Spiropulu: To me, by the way, unification is not boring. Just saying.

The problem with the idea that we’ve moved on to a new, far more exciting time in physics, devoted to replacing conventional space-time and exploring the multiverse, is that there’s no actual way to do experiments about any of this (other than the wormholes…). If this is the vision of the coming NAS report, a possible response from the DOE and NSF may be “That’s nice, we can now shut down all those expensive labs and experiments doing the boring stuff and focus on investigating the wormholes that Google’s quantum computer is producing for us.”

Update: Ars Technica has some refreshing anti-hype: Requiem for a string: Charting the rise and fall of a theory of everything, with subtitle “String theory was supposed to explain all of physics. What went wrong?”

It’s a good explanation of what went wrong with string theory, although one might point out that pretty much the same story was first explained by others in detail 20 years ago.

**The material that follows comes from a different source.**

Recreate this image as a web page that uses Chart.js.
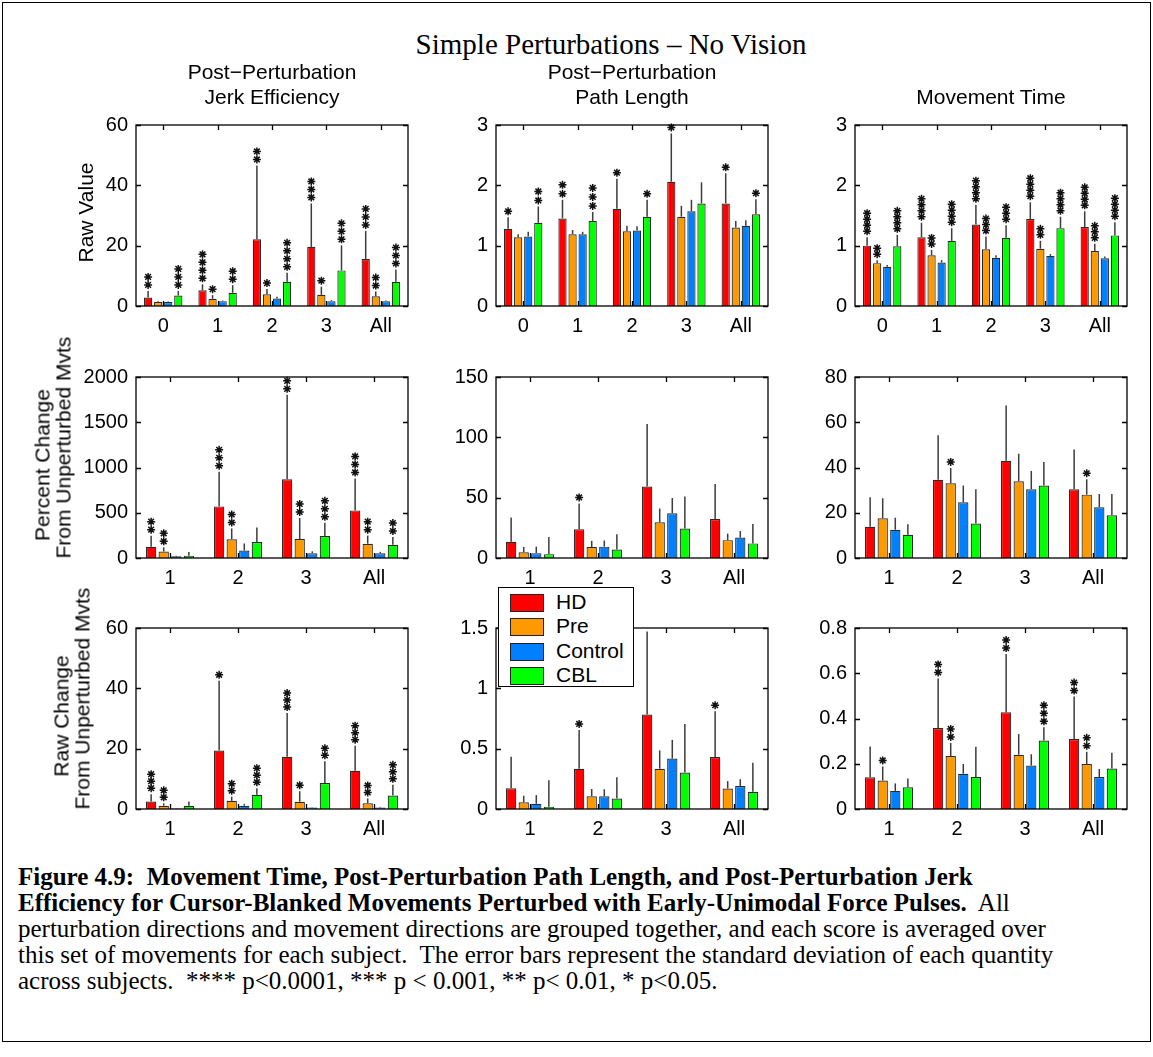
<!DOCTYPE html>
<html>
<head>
<meta charset="utf-8">
<script src="https://cdn.jsdelivr.net/npm/chart.js@4.4.0/dist/chart.umd.min.js"></script>
<style>
  body { margin: 0; background: #fff; }
  #fig { position: relative; width: 1153px; height: 1057px; overflow: hidden; }
  .frame { position: absolute; left: 2px; top: 2px; width: 1147px; height: 1038px; border: 1px solid #000; }
  .title { position: absolute; left: 0; width: 1222px; top: 28px; text-align: center;
           font-family: "Liberation Serif", "Times New Roman", serif; font-size: 29px; }
  .sub { position: absolute; width: 272px; text-align: center; line-height: 25px;
         font-family: "Liberation Sans", Arial, sans-serif; font-size: 21px; }
  .ylab { position: absolute; width: 187px; text-align: center; line-height: 21px;
          font-family: "Liberation Sans", Arial, sans-serif; font-size: 21px;
          transform: rotate(-90deg); white-space: nowrap; }
  .panel { position: absolute; }
  #legend { position: absolute; left: 498px; top: 587px; width: 134px; height: 98px;
            border: 1.5px solid #000; background: #fff;
            font-family: "Liberation Sans", Arial, sans-serif; font-size: 21px; }
  #legend .row { position: absolute; left: 11px; height: 24px; }
  #legend .sw { position: absolute; left: 0; top: 3px; width: 32px; height: 16px; border: 1px solid #222; }
  #legend .tx { position: absolute; left: 46px; top: 0; line-height: 22px; white-space: nowrap; }
  #caption { position: absolute; left: 18px; top: 864px; white-space: nowrap; line-height: 26px;
             font-family: "Liberation Serif", "Times New Roman", serif; font-size: 25px; }
</style>
</head>
<body>
<div id="fig">
  <div class="frame"></div>
  <div class="title">Simple Perturbations – No Vision</div>
  <div id="legend"></div>
  <div id="caption"><b>Figure 4.9:&nbsp; Movement Time, Post-Perturbation Path Length, and Post-Perturbation Jerk<br>Efficiency for Cursor-Blanked Movements Perturbed with Early-Unimodal Force Pulses.</b>&nbsp; All<br>perturbation directions and movement directions are grouped together, and each score is averaged over<br>this set of movements for each subject.&nbsp; The error bars represent the standard deviation of each quantity<br>across subjects.&nbsp; **** p&lt;0.0001, *** p &lt; 0.001, ** p&lt; 0.01, * p&lt;0.05.</div>
</div>
<script>
// groups: HD, Pre, Control, CBL
const groups = ["HD", "Pre", "Control", "CBL"];
const groupColors = ["#ff0000", "#ff9900", "#0080ff", "#00ff00"];

const rawCats = ["0", "1", "2", "3", "All"];
const changeCats = ["1", "2", "3", "All"];

// Post-perturbation jerk efficiency, raw value
const jerkRawMean = [[2.8, 5.2, 22.1, 19.6, 15.6], [1.3, 2.4, 3.9, 3.7, 3.2], [1.3, 1.6, 2.5, 1.6, 1.6], [3.5, 4.4, 8.0, 11.8, 8.0]];
const jerkRawSd = [[2.2, 2.0, 24.5, 14.4, 9.3], [0.3, 1.2, 1.7, 2.7, 1.6], [0.2, 0.2, 0.6, 0.3, 0.2], [1.5, 2.5, 3.0, 8.3, 4.1]];
const jerkRawStars = [[2, 4, 2, 3, 3], [0, 1, 1, 1, 2], [0, 0, 0, 0, 0], [3, 2, 4, 3, 3]];

// Post-perturbation path length, raw value
const pathRawMean = [[1.28, 1.45, 1.61, 2.06, 1.70], [1.14, 1.19, 1.24, 1.48, 1.30], [1.15, 1.19, 1.25, 1.57, 1.33], [1.38, 1.41, 1.48, 1.70, 1.52]];
const pathRawSd = [[0.19, 0.31, 0.50, 0.80, 0.50], [0.05, 0.07, 0.09, 0.18, 0.11], [0.08, 0.04, 0.07, 0.19, 0.09], [0.27, 0.15, 0.28, 0.35, 0.25]];
const pathRawStars = [[1, 2, 1, 1, 1], [0, 0, 0, 0, 0], [0, 0, 0, 0, 0], [2, 3, 1, 0, 1]];

// Movement time, raw value
const mtRawMean = [[1.00, 1.14, 1.35, 1.44, 1.31], [0.71, 0.84, 0.94, 0.95, 0.91], [0.65, 0.72, 0.80, 0.83, 0.79], [0.99, 1.08, 1.13, 1.29, 1.17]];
const mtRawSd = [[0.14, 0.24, 0.33, 0.28, 0.26], [0.05, 0.09, 0.21, 0.13, 0.12], [0.03, 0.04, 0.04, 0.03, 0.03], [0.19, 0.21, 0.21, 0.19, 0.22]];
const mtRawStars = [[4, 4, 4, 4, 4], [2, 2, 3, 2, 3], [0, 0, 0, 0, 0], [4, 4, 3, 4, 4]];

// Percent change from unperturbed movements
const jerkPctMean = [[125, 570, 870, 526], [72, 208, 210, 158], [18, 82, 53, 53], [25, 176, 242, 147]];
const jerkPctSd = [[122, 383, 933, 353], [46, 118, 232, 89], [7, 79, 21, 15], [40, 161, 147, 85]];
const jerkPctStars = [[2, 3, 2, 3], [2, 2, 2, 2], [0, 0, 0, 0], [0, 0, 3, 2]];

const pathPctMean = [[13.4, 23.9, 59.2, 32.3], [4.8, 9.1, 29.6, 14.8], [4.0, 9.4, 37.1, 16.9], [3.2, 7.0, 24.5, 12.1]];
const pathPctSd = [[20.2, 21.3, 51.8, 29.0], [4.3, 5.1, 11.4, 5.4], [5.4, 5.1, 12.6, 5.4], [14.3, 12.6, 26.5, 16.1]];
const pathPctStars = [[0, 1, 0, 0], [0, 0, 0, 0], [0, 0, 0, 0], [0, 0, 0, 0]];

const mtPctMean = [[13.8, 34.6, 43.0, 30.4], [17.6, 33.0, 33.9, 28.0], [12.5, 24.6, 30.4, 22.4], [10.3, 15.2, 32.0, 18.9]];
const mtPctSd = [[13.0, 19.7, 24.4, 17.6], [8.8, 6.8, 12.2, 6.8], [5.3, 7.4, 8.1, 5.9], [4.6, 15.2, 10.4, 9.4]];
const mtPctStars = [[0, 0, 0, 0], [0, 1, 0, 1], [0, 0, 0, 0], [0, 0, 0, 0]];

// Raw change from unperturbed movements
const jerkChgMean = [[2.5, 19.4, 17.3, 12.7], [1.1, 2.7, 2.4, 1.9], [0.2, 1.1, 0.5, 0.5], [1.1, 4.7, 8.6, 4.5]];
const jerkChgSd = [[2.4, 23.1, 14.5, 8.3], [0.8, 1.4, 3.5, 1.6], [0.1, 0.6, 0.1, 0.2], [1.4, 2.2, 7.2, 3.5]];
const jerkChgStars = [[3, 1, 3, 3], [2, 2, 1, 2], [0, 0, 0, 0], [0, 3, 2, 3]];

const pathChgMean = [[0.172, 0.333, 0.783, 0.43], [0.056, 0.105, 0.334, 0.169], [0.043, 0.105, 0.418, 0.19], [0.019, 0.086, 0.302, 0.142]];
const pathChgSd = [[0.26, 0.322, 0.687, 0.38], [0.054, 0.061, 0.152, 0.062], [0.072, 0.059, 0.155, 0.057], [0.22, 0.177, 0.402, 0.242]];
const pathChgStars = [[0, 1, 0, 1], [0, 0, 0, 0], [0, 0, 0, 0], [0, 0, 0, 0]];

const mtChgMean = [[0.140, 0.358, 0.428, 0.309], [0.126, 0.234, 0.240, 0.199], [0.080, 0.156, 0.192, 0.141], [0.096, 0.141, 0.303, 0.179]];
const mtChgSd = [[0.136, 0.219, 0.257, 0.188], [0.062, 0.058, 0.091, 0.054], [0.033, 0.043, 0.05, 0.036], [0.039, 0.134, 0.058, 0.07]];
const mtChgStars = [[0, 2, 2, 2], [1, 2, 0, 2], [0, 0, 0, 0], [0, 0, 3, 0]];

const colLeft = [136, 496, 855];
const rowTop = [119, 371, 622];
const panelW = 272, panelH = 187;

const panels = [
  { r: 0, c: 0, cats: rawCats, mean: jerkRawMean, sd: jerkRawSd, stars: jerkRawStars, max: 60, step: 20, gap: 8, title: ["Post\u2212Perturbation", "Jerk Efficiency"] },
  { r: 0, c: 1, cats: rawCats, mean: pathRawMean, sd: pathRawSd, stars: pathRawStars, max: 3, step: 1, gap: 9, title: ["Post\u2212Perturbation", "Path Length"] },
  { r: 0, c: 2, cats: rawCats, mean: mtRawMean, sd: mtRawSd, stars: mtRawStars, max: 3, step: 1, gap: 6, title: ["Movement Time"] },
  { r: 1, c: 0, cats: changeCats, mean: jerkPctMean, sd: jerkPctSd, stars: jerkPctStars, max: 2000, step: 500, gap: 8 },
  { r: 1, c: 1, cats: changeCats, mean: pathPctMean, sd: pathPctSd, stars: pathPctStars, max: 150, step: 50, gap: 8 },
  { r: 1, c: 2, cats: changeCats, mean: mtPctMean, sd: mtPctSd, stars: mtPctStars, max: 80, step: 20, gap: 8 },
  { r: 2, c: 0, cats: changeCats, mean: jerkChgMean, sd: jerkChgSd, stars: jerkChgStars, max: 60, step: 20, gap: 7 },
  { r: 2, c: 1, cats: changeCats, mean: pathChgMean, sd: pathChgSd, stars: pathChgStars, max: 1.5, step: 0.5, gap: 8 },
  { r: 2, c: 2, cats: changeCats, mean: mtChgMean, sd: mtChgSd, stars: mtChgStars, max: 0.8, step: 0.2, gap: 8 },
];

const yLabels = [
  { lines: ["Raw Value"], cx: 85 },
  { lines: ["Percent Change", "From Unperturbed Mvts"], cx: 52 },
  { lines: ["Raw Change", "From Unperturbed Mvts"], cx: 71 },
];

Chart.defaults.font.family = '"Liberation Sans", Arial, sans-serif';
Chart.defaults.font.size = 20;
Chart.defaults.color = "#000";

function drawStar(ctx, x, y, r) {
  ctx.beginPath();
  for (let k = 0; k < 4; k++) {
    const a = (k * Math.PI) / 4;
    ctx.moveTo(x - r * Math.sin(a), y - r * Math.cos(a));
    ctx.lineTo(x + r * Math.sin(a), y + r * Math.cos(a));
  }
  ctx.stroke();
}

// error bars (upper half only) and significance stars
const errPlugin = {
  id: "err",
  afterDatasetsDraw(chart, args, opts) {
    const ctx = chart.ctx;
    const y = chart.scales.y;
    ctx.save();
    chart.data.datasets.forEach((ds, i) => {
      chart.getDatasetMeta(i).data.forEach((bar, j) => {
        const top = y.getPixelForValue(ds.data[j] + ds.sd[j]);
        ctx.strokeStyle = "#3c3c3c";
        ctx.lineWidth = 1.5;
        ctx.beginPath();
        ctx.moveTo(bar.x, bar.y);
        ctx.lineTo(bar.x, top);
        ctx.stroke();
        ctx.strokeStyle = "#111";
        ctx.lineWidth = 1.5;
        for (let k = 0; k < ds.stars[j]; k++) {
          drawStar(ctx, bar.x, top - 6 - k * opts.gap, 4);
        }
      });
    });
    ctx.restore();
  },
};

// matlab style box with inward ticks on all four sides
const boxPlugin = {
  id: "box",
  afterDraw(chart) {
    const { ctx, chartArea: a, scales } = chart;
    ctx.save();
    ctx.strokeStyle = "#000";
    ctx.lineWidth = 1.3;
    ctx.strokeRect(a.left, a.top, a.right - a.left, a.bottom - a.top);
    ctx.beginPath();
    scales.y.ticks.forEach((tk) => {
      const yy = Math.round(scales.y.getPixelForValue(tk.value)) + 0.5;
      ctx.moveTo(a.left, yy); ctx.lineTo(a.left + 5, yy);
      ctx.moveTo(a.right, yy); ctx.lineTo(a.right - 5, yy);
    });
    chart.data.labels.forEach((l, i) => {
      const xx = Math.round(scales.x.getPixelForValue(i)) + 0.5;
      ctx.moveTo(xx, a.bottom); ctx.lineTo(xx, a.bottom - 5);
      ctx.moveTo(xx, a.top); ctx.lineTo(xx, a.top + 5);
    });
    ctx.stroke();
    ctx.restore();
  },
};

const fig = document.getElementById("fig");
const padL = 62, padT = 14, padR = 14, padB = 40;

panels.forEach((p) => {
  const px = colLeft[p.c], py = rowTop[p.r];
  const box = document.createElement("div");
  box.className = "panel";
  box.style.left = px - padL + "px";
  box.style.top = py - padT + "px";
  const cv = document.createElement("canvas");
  cv.width = panelW + padL + padR;
  cv.height = panelH + padT + padB;
  box.appendChild(cv);
  fig.insertBefore(box, document.getElementById("legend"));

  if (p.title) {
    const t = document.createElement("div");
    t.className = "sub";
    t.style.left = px + "px";
    t.style.top = 109 - 25 * p.title.length + "px";
    t.innerHTML = p.title.join("<br>");
    fig.appendChild(t);
  }

  new Chart(cv, {
    type: "bar",
    data: {
      labels: p.cats,
      datasets: groups.map((g, i) => ({
        label: g,
        data: p.mean[i],
        sd: p.sd[i],
        stars: p.stars[i],
        backgroundColor: groupColors[i],
        borderColor: "#2a2a2a",
        borderWidth: 1.2,
        categoryPercentage: 0.74,
        barPercentage: 0.82,
      })),
    },
    options: {
      responsive: false,
      animation: false,
      devicePixelRatio: 1,
      layout: { padding: { left: 0, top: padT, right: padR, bottom: 0 } },
      plugins: { legend: { display: false }, tooltip: { enabled: false }, err: { gap: p.gap } },
      scales: {
        x: {
          offset: true,
          grid: { display: false, drawTicks: false },
          border: { display: false },
          ticks: { padding: 8, maxRotation: 0, font: { size: 20 } },
          afterFit: (s) => { s.height = padB; },
        },
        y: {
          min: 0,
          max: p.max,
          grid: { display: false, drawTicks: false },
          border: { display: false },
          ticks: { stepSize: p.step, padding: 8, font: { size: 20 }, callback: (v) => String(v) },
          afterFit: (s) => { s.width = padL; },
        },
      },
    },
    plugins: [errPlugin, boxPlugin],
  });
});

yLabels.forEach((yl, r) => {
  const d = document.createElement("div");
  d.className = "ylab";
  d.innerHTML = yl.lines.join("<br>");
  const h = 21 * yl.lines.length;
  d.style.left = yl.cx - panelH / 2 + "px";
  d.style.top = rowTop[r] + panelH / 2 - h / 2 + "px";
  fig.appendChild(d);
});

// legend
const legend = document.getElementById("legend");
groups.forEach((g, i) => {
  const row = document.createElement("div");
  row.className = "row";
  row.style.top = 3 + i * 24.3 + "px";
  row.innerHTML = `<div class="sw" style="background:${groupColors[i]}"></div><div class="tx">${g}</div>`;
  legend.appendChild(row);
});
fig.appendChild(legend);
</script>
</body>
</html>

There definitely seems to be a recent trend in popular science articles to finally admit that string theory unification may simply be a failed and now dead idea. This article gets brutal at times:

The dearth of evidence has slaughtered so many members of the supersymmetric family that the whole idea is on very shaky ground, with physicists beginning to have conferences with titles like “Beyond Supersymmetry” and “Oh My God, I Think I Wasted My Career.”